I know, it’s kind of hard to wrap you head around the way I’m explaining it. The point is, you go through 260 days before you reach 1 horn again. Pair this up with the constellation periods above, and you go through 65 years between each time 1 horn falls on the winter solstice – a Great Cycle. So you have dates like 8 toad, 6 spider, which can only refer to one specific day within a 65 year cycle, and if necessary you add on a clarification of time period. I figure each new period is named for the king reigning at its beginning, so you’d have 8 toad, 6 spider, in the Great Cycle of King Whatshisface.
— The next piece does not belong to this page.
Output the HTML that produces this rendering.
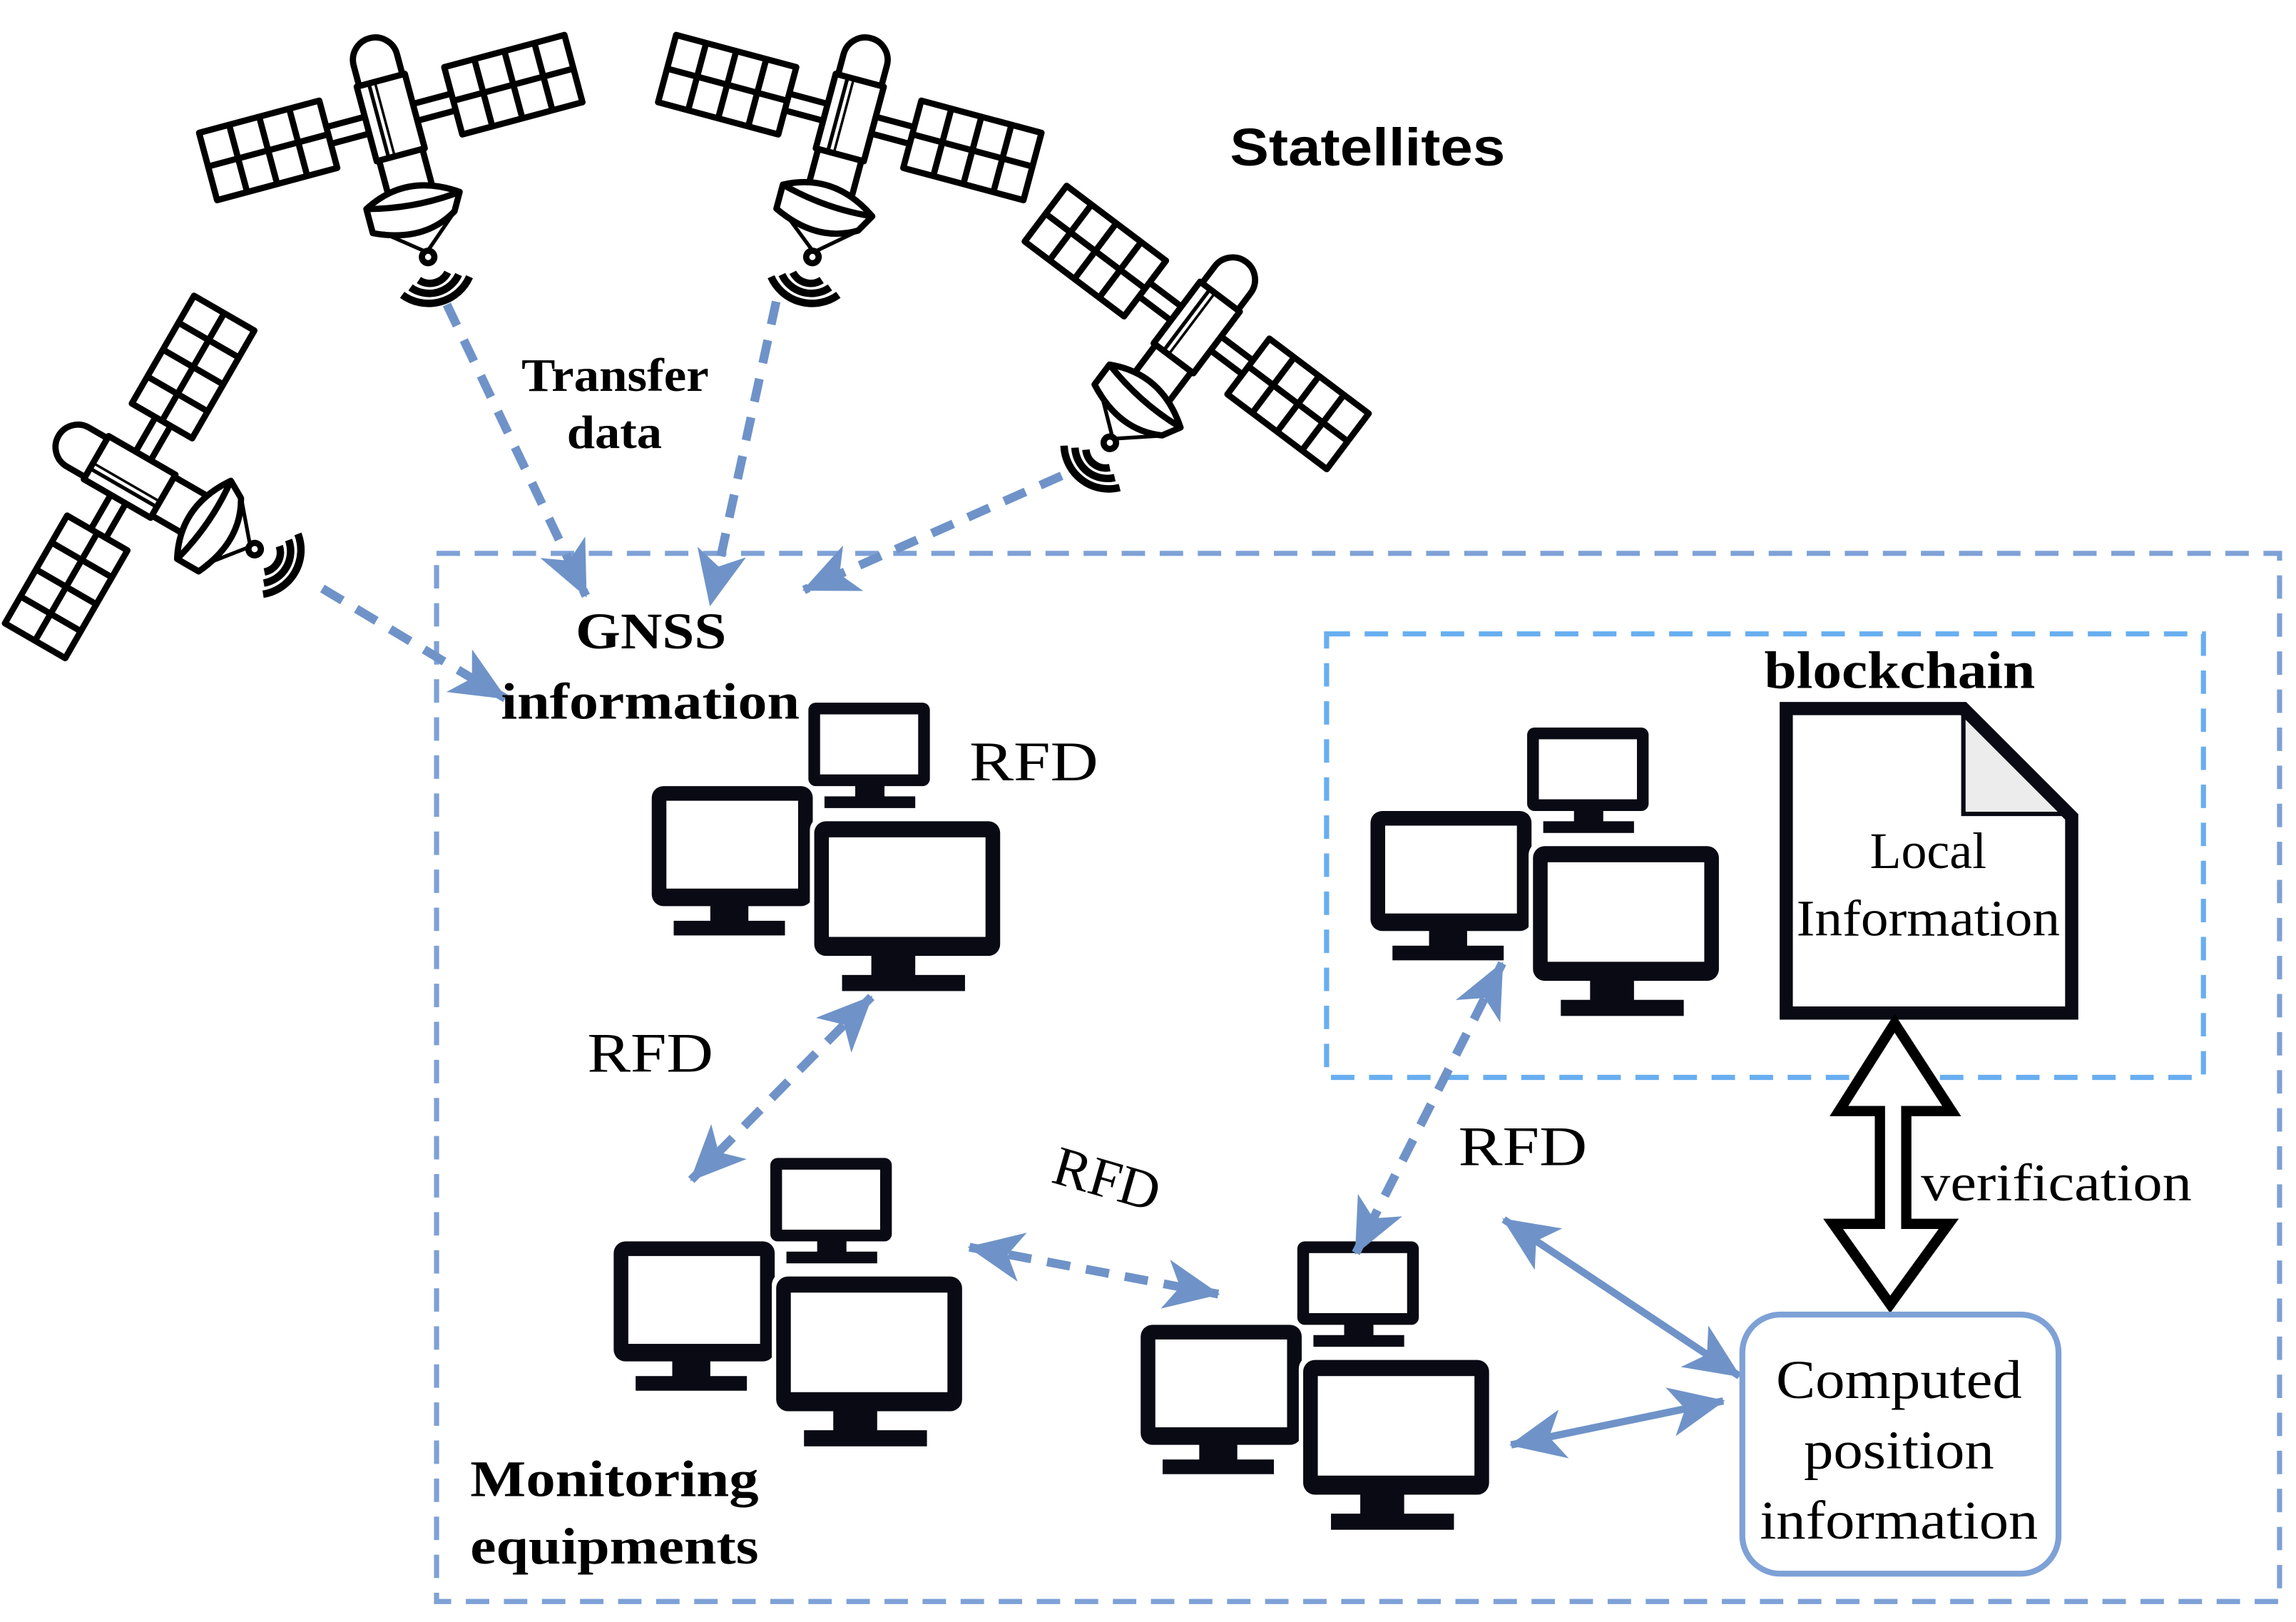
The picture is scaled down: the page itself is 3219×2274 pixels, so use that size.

And, yeah, I can convert dates between them, using my aforementioned kludged spreadsheet. To pick a not so random date, I can tell you that the 12th day of the 7th month in the year 9580 in the Iounian Calendar, is equal to 13/6/9787 in the Dark Calendar, and to the 9th of Masks, 9820 in the Sehaninian Calendar, and to 13 steel, 5 ear in the 148th Great Cycle. I can also tell you that it was Ninsday, and that the full moon was six days away.

So there, my calendars. I had intended to segue from this into some stuff about the zodiac and astronomy and astrology in general, but this post is too long already, so that’ll have to wait for a different time.

3 Comments »

  1. Cool post. The work you put into this will likely really show in the feeling of depth in all these various cultures, even if you never reference it. Simply the thought and effort behind it, I think, will add realism and dimension to your setting.

    Quick question – you do sort of name that months (and days) would have different names around the place, even for the cultures using the calendar of the gods. Additionally, the Drow doesn’t use names, and the Great Cycles probably use their dating system instead of weekday names. But what about the lunar system? Are there no “official” names of the weekdays in the Fey?

    Comment by Loki — 16 July, 2012 @ 09:08

  2. Yes, the Great Cycle has no week as such, the closest thing is the shortest cycle of 13 days. The Sehaninian Calendar doesn’t have a native week; anyone using it who needed one woukd probably use the Iounian week.

    Also, you failed to note that the not-so-random date was Jed’s birthday.

    Comment by Erlend — 16 July, 2012 @ 13:56

  3. Oh, poor Jed. Even his creator doesn’t recall his date of birth. Makes sense I’d have chosen that, though, as it is mine, but inverted.

    Thanks for answering, even from the road. Hope you’re enjoying your trip!